El mayor desprecio

Hablando con unos y con otros, escuchando, leyendo esto y aquello, observando alrededor comportamientos, aspiraciones y decisiones,  vengo asentando  la impresión de que una parte de la sociedad española vive cada día más de espaldas a la otra. No me baso en estudios ni en datos concretos, es sólo producto de mí deambular. Igual estoy del todo equivocado, pero la sensación es  tan creciente como preocupante.

Acostumbrarse a lo bueno siempre se ha dicho que es muy fácil, más sorprendente es lo sencillo que puede llegar a ser habituarse a cohabitar con lo malo. Que algunos individuos o ciertos sectores minoritarios puedan vivir felizmente en entornos humanos degradados no es nada nuevo. Lo que resulta alarmante es que esa capacidad de aclimatación se haya extendido entre amplias capas de la sociedad con consecuencias particularmente negativas para otras menos afortunadas.

Mentirse a uno mismo para evitar peajes emocionales desagradables es un recurso psicológico vulgar y hasta cierto punto normal. Nadie está libre de auto engañarse, de usar este mecanismo de autodefensa inherente a la condición humana. Pero, como toda trampa de la mente, el autoengaño tiene doble filo y abusar de la «mentira inconsciente», como lo describen los psicólogos, puede traer graves consecuencias para propios y extraños.  

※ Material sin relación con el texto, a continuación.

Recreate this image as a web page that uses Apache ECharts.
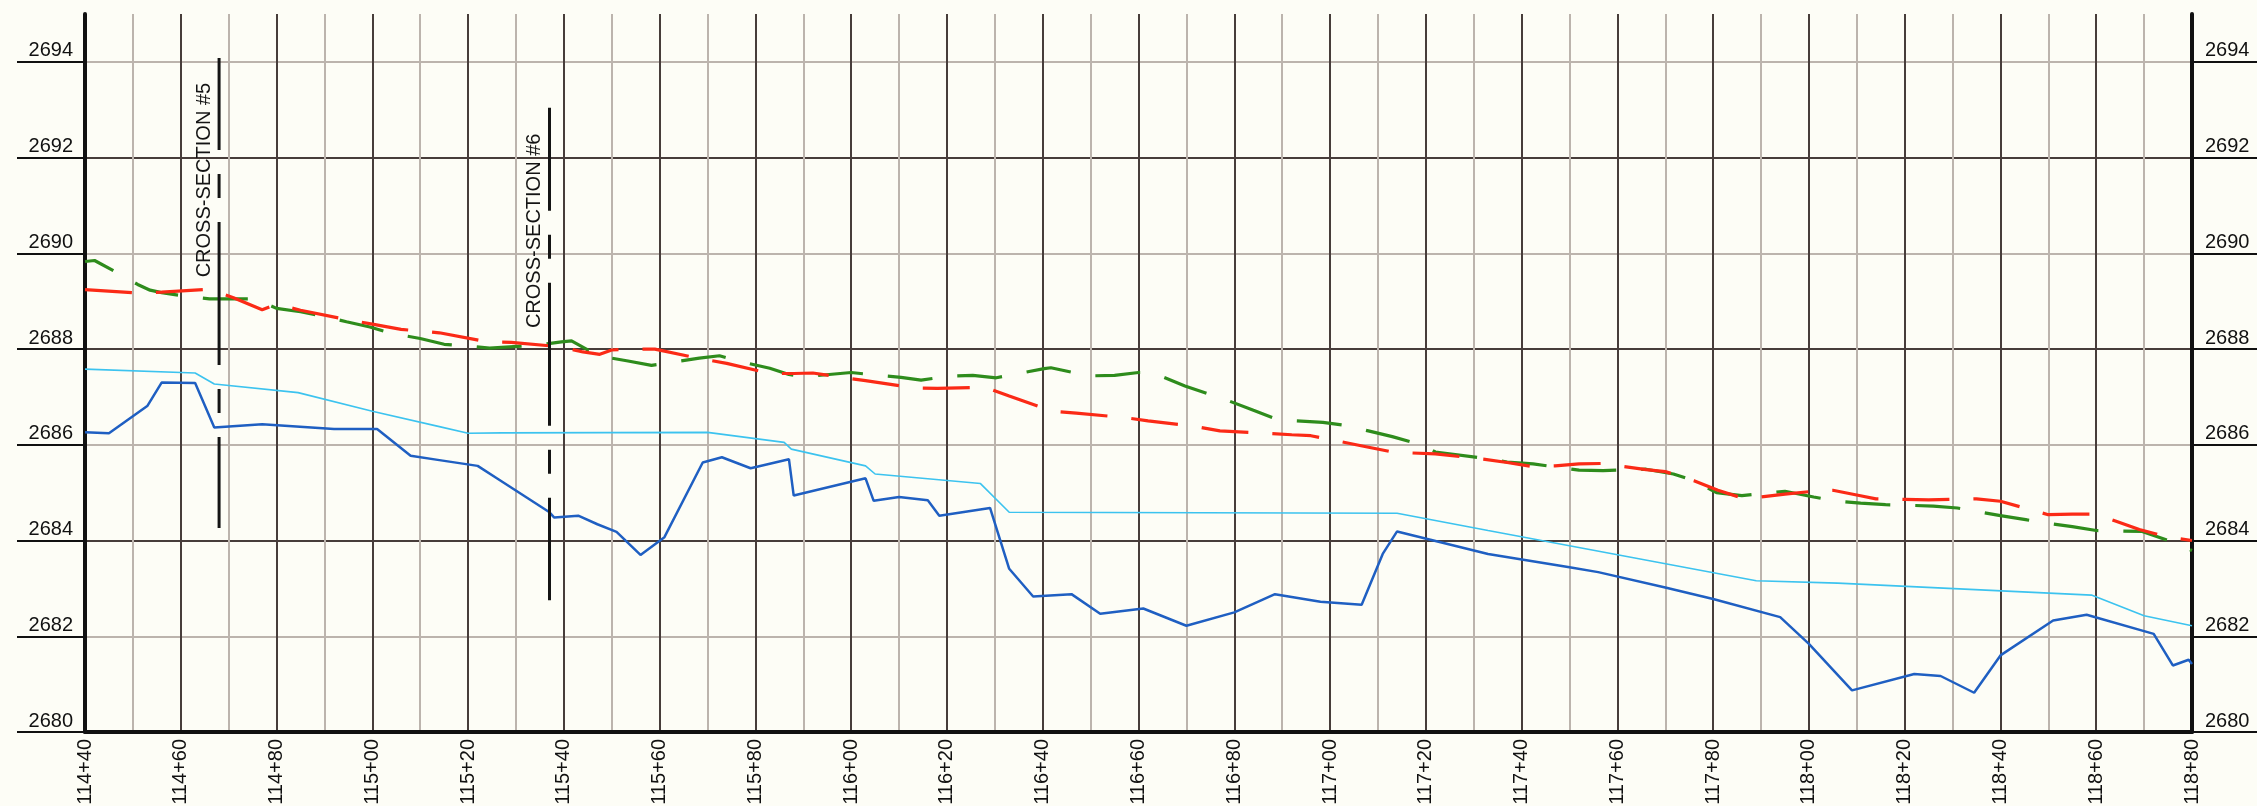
<!DOCTYPE html>
<html><head><meta charset="utf-8">
<script src="https://cdn.jsdelivr.net/npm/echarts@6/dist/echarts.min.js"></script>
<style>html,body{margin:0;padding:0;background:#fdfdf6;} #chart{width:2257px;height:806px;}</style>
</head><body><div id="chart"></div>
<script>
// Axis ticks
const stationLabels = [11440,11460,11480,11500,11520,11540,11560,11580,11600,11620,11640,11660,11680,11700,11720,11740,11760,11780,11800,11820,11840,11860,11880];
const elevationLabels = [2680,2682,2684,2686,2688,2690,2692,2694];

// Red dashed line
const redSta = [11440,11451,11456,11466,11471,11477,11480,11485,11495,11500,11506,11510,11514,11524,11529,11539,11544,11547.5,11550,11554,11559,11568,11574,11583,11588,11592,11598,11603,11613,11618,11628,11633,11642,11647,11657,11662,11672,11677,11687,11692,11696,11702,11707,11714,11717,11722,11732,11737,11742,11747,11752,11757,11761,11766,11770,11776,11781,11786,11790,11795,11802,11805,11810.5,11814,11820,11825,11835,11840,11850,11855,11860,11864,11869,11875,11880];
const redElev = [2689.24,2689.17,2689.19,2689.25,2689.07,2688.82,2688.94,2688.81,2688.61,2688.52,2688.41,2688.38,2688.34,2688.15,2688.14,2688.05,2687.94,2687.89,2687.98,2688.00,2688.00,2687.81,2687.70,2687.49,2687.49,2687.50,2687.41,2687.34,2687.19,2687.18,2687.20,2687.02,2686.70,2686.66,2686.57,2686.50,2686.38,2686.29,2686.24,2686.21,2686.19,2686.07,2685.97,2685.83,2685.83,2685.81,2685.70,2685.63,2685.55,2685.56,2685.60,2685.61,2685.55,2685.48,2685.44,2685.25,2685.05,2684.89,2684.91,2684.97,2685.04,2685.05,2684.94,2684.87,2684.86,2684.85,2684.87,2684.82,2684.54,2684.55,2684.55,2684.41,2684.23,2684.07,2684.00];

// Green dashed line
const greenSta = [11440,11442,11446.6,11451,11453.6,11456,11460.5,11466,11475.5,11480,11485,11490,11494.6,11499.5,11504,11510,11515,11519,11524.5,11534,11539.5,11541.6,11544.7,11546.8,11548.2,11553.4,11558.3,11563,11568.3,11572.5,11577.7,11583,11587,11590,11600,11605.6,11610.4,11614.6,11620,11625.4,11630.3,11635,11640.3,11641.7,11649.7,11655,11660,11662.4,11665,11669.7,11678.8,11684,11688.5,11693,11698.5,11703,11708,11713,11719,11722,11732,11737,11742.4,11752,11757,11766,11771.7,11776,11780.7,11786,11795,11801,11806,11810.8,11816,11826,11831,11840,11845.6,11850,11855,11860,11869.6,11875,11880];
const greenElev = [2689.83,2689.85,2689.60,2689.35,2689.23,2689.18,2689.11,2689.05,2689.05,2688.85,2688.78,2688.68,2688.57,2688.46,2688.33,2688.22,2688.10,2688.07,2688.02,2688.08,2688.15,2688.17,2688.00,2687.87,2687.84,2687.75,2687.66,2687.73,2687.81,2687.86,2687.72,2687.60,2687.47,2687.42,2687.51,2687.45,2687.41,2687.35,2687.43,2687.45,2687.40,2687.49,2687.59,2687.61,2687.44,2687.45,2687.51,2687.51,2687.42,2687.23,2686.92,2686.72,2686.55,2686.50,2686.47,2686.41,2686.29,2686.17,2686.00,2685.85,2685.72,2685.64,2685.60,2685.47,2685.46,2685.49,2685.39,2685.25,2685.00,2684.94,2685.03,2684.91,2684.82,2684.78,2684.75,2684.72,2684.68,2684.52,2684.43,2684.36,2684.29,2684.21,2684.19,2684.00,2683.79];

// Light blue line
const cyanSta = [11440,11463,11467,11484.5,11500,11514,11520,11527,11570,11586,11587.5,11603,11605,11627,11633,11714,11733,11789,11806,11859,11870,11880];
const cyanElev = [2687.58,2687.50,2687.27,2687.09,2686.70,2686.38,2686.24,2686.25,2686.26,2686.05,2685.91,2685.56,2685.39,2685.19,2684.59,2684.57,2684.21,2683.16,2683.11,2682.86,2682.43,2682.22];

// Dark blue line
const blueSta = [11440,11445,11453,11456,11463,11467,11477,11492,11501,11508,11514,11522,11526,11537,11538,11543,11547,11551,11556,11561,11569,11573,11579,11587,11588,11603,11604.7,11610,11616,11618.4,11629,11633,11638,11646,11652,11661,11670,11680,11688.5,11698,11706.6,11711,11714,11733,11750,11756,11770,11780,11794,11800,11809,11822,11827.5,11834.5,11840,11851,11858,11872,11876,11879.3,11880];
const blueElev = [2686.26,2686.24,2686.81,2687.30,2687.29,2686.36,2686.43,2686.33,2686.33,2685.77,2685.68,2685.56,2685.30,2684.59,2684.48,2684.52,2684.34,2684.18,2683.70,2684.07,2685.63,2685.74,2685.51,2685.70,2684.94,2685.30,2684.83,2684.91,2684.84,2684.52,2684.68,2683.41,2682.83,2682.88,2682.47,2682.58,2682.22,2682.50,2682.88,2682.72,2682.66,2683.72,2684.19,2683.72,2683.44,2683.34,2683.02,2682.78,2682.40,2681.84,2680.87,2681.21,2681.17,2680.82,2681.60,2682.33,2682.45,2682.05,2681.39,2681.51,2681.42];

// Cross-section markers
const crossSections = ['CROSS-SECTION #5', 'CROSS-SECTION #6'];
const csStation = [11468, 11537];
const csTop = [2694.08, 2693.04];
const csBottom = [2684.26, 2682.75];
const csLabelElev = [2691.53, 2690.47];

const zip = (a, b) => a.map((v, i) => [v, b[i]]);
const fmtSta = v => Math.floor(v / 100) + '+' + String(v % 100).padStart(2, '0');
const FONT = "'Liberation Sans', Arial, sans-serif";
const MAJOR = '#473d3a', MINOR = '#bcb4ad';

const chart = echarts.init(document.getElementById('chart'), null, {renderer: 'canvas'});
const csSeries = [];
crossSections.forEach((name, i) => {
  csSeries.push({
    type: 'line', name: name + ' line', data: [[csStation[i], csTop[i]], [csStation[i], csBottom[i]]],
    symbol: 'none', silent: true, z: 6,
    lineStyle: {color: '#141414', width: 3, type: [143, 24, 24, 24], dashOffset: i === 0 ? 51 : 40}
  });
});
csSeries.push({
  type: 'custom', name: 'cross-section labels', silent: true, z: 7,
  data: crossSections.map((n, i) => [csStation[i], csLabelElev[i]]),
  renderItem: (params, api) => {
    const p = api.coord([api.value(0), api.value(1)]);
    return {
      type: 'text', x: p[0] - 15, y: p[1], rotation: Math.PI / 2,
      style: {text: crossSections[params.dataIndex], fontSize: 20, fontFamily: FONT,
        fill: '#141414', align: 'center', verticalAlign: 'middle'}
    };
  }
});

chart.setOption({
  animation: false,
  backgroundColor: '#fdfdf6',
  grid: {left: 85, right: 65, top: 14, bottom: 74, outerBoundsMode: 'none', containLabel: false},
  xAxis: {
    type: 'value', min: 11440, max: 11880, interval: 10,
    axisLine: {show: true, onZero: false, lineStyle: {color: '#111', width: 4}},
    axisTick: {show: false},
    axisLabel: {rotate: 90, margin: 7, fontSize: 20, fontFamily: FONT, color: '#111',
      formatter: v => (stationLabels.includes(v) ? fmtSta(v) : '')},
    splitLine: {show: true, lineStyle: {color: [MAJOR, MINOR], width: 2}}
  },
  yAxis: [{
    type: 'value', min: 2680, max: 2695, interval: 1, position: 'left',
    axisLine: {show: true, lineStyle: {color: '#111', width: 4}},
    axisTick: {show: true, length: 68, customValues: elevationLabels, lineStyle: {color: '#111', width: 2}},
    axisLabel: {customValues: elevationLabels, formatter: v => String(v), margin: 12, fontSize: 20, fontFamily: FONT, color: '#111', verticalAlign: 'bottom', padding: [0, 0, 1, 0]},
    splitLine: {show: true, lineStyle: {color: [MAJOR, MINOR], width: 2}}
  }, {
    type: 'value', min: 2680, max: 2695, interval: 1, position: 'right',
    axisLine: {show: true, lineStyle: {color: '#111', width: 4}},
    axisTick: {show: true, length: 65, customValues: elevationLabels, lineStyle: {color: '#111', width: 2}},
    axisLabel: {customValues: elevationLabels, formatter: v => String(v), margin: 13, fontSize: 20, fontFamily: FONT, color: '#111', verticalAlign: 'bottom', padding: [0, 0, 1, 0]},
    splitLine: {show: false}
  }],
  series: [
    {type: 'line', name: 'Light blue', data: zip(cyanSta, cyanElev), symbol: 'none', z: 3,
      lineStyle: {color: '#3cc3ef', width: 1.6}},
    {type: 'line', name: 'Dark blue', data: zip(blueSta, blueElev), symbol: 'none', z: 3,
      lineStyle: {color: '#1f5fc2', width: 2.5}},
    {type: 'line', name: 'Green', data: zip(greenSta, greenElev), symbol: 'none', z: 4,
      lineStyle: {color: '#2e8c1c', width: 3.2, type: [45, 25], dashOffset: 14}},
    {type: 'line', name: 'Red', data: zip(redSta, redElev), symbol: 'none', z: 5,
      lineStyle: {color: '#fb2a16', width: 3.2, type: [47, 24]}},
    ...csSeries
  ]
});
</script>
</body></html>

Los españoles no somos ajenos a esta práctica. No sé si en mayor o menor medida que otros, pero lo cierto es que sentimos particular atracción a convencemos a nosotros mismos de  realidades  falsas sin tomar conciencia de ello. Quizás sea esta la razón por la cual  la auténtica mentira cuaje tan bien en estos lares o, cuando menos, no sea tan repudiada y castigada como en otras tierras. Probablemente también explique en parte porque hemos sido y somos capaces de convivir con tantas y tan graves anomalías sociales, políticas y económicas que se suceden como en un carrusel sin aparentes consecuencias. Y en ello estábamos cuando llegó el virus chino.

La pandemia lo ha exacerbándolo todo, lo bueno y lo malo y la propensión al autoengaño también. Ante un panorama desolador no es de extrañar que tan asentado mecanismo de autoprotección se haya visto reforzado y que, aquellos menos perjudicados, ahítos de tanta desgracia optasen por encerrarse en su realidad virtual recurriendo al autoengaño. Las urgencias iniciales, las decenas de miles de muertos sin responsables, las quiebras, los parados, las colas de personas buscando comida poco a poco se desvanecen como fantasmas en la mente del auto engañado. Así, progresivamente parte de la sociedad parece haberse ido desconectando de una realidad  que le resulta muy poco grata.

Ciertamente no es ni bueno ni necesario vivir abrumado por la desgracia, menos aún renunciar a labrar un futuro mejor. Pero de ahí a olvidarse tan pronto de las auténticas urgencias y prioridades va un trecho y hacerlo supone cavar una brecha social del todo inhumana e insostenible. Por eso me alarma cuando escucho, leo o veo a los afortunados que, desde la seguridad de su bote salvavidas, se quejan de las condiciones o reclaman un motor porque remar no es avanzado, sin fijarse en los náufragos que apenas sobreviven agarrados a un tablón. No sé en qué medida son o no conscientes de que fuera de su burbuja existen otras realidades apremiantes. Igual lo sienten en la intimidad pero las  prioridades y preocupaciones que proyectan y reivindican parecen ir por otro lado. Por eso, aunque sólo sea para evitar que los más damnificados no se sientan olvidados o peor aún descartados, no conviene abusar del autoengaño y cuando menos tenerles presentes. Porque como dice el refrán: no hay mayor desprecio que no hacer aprecio.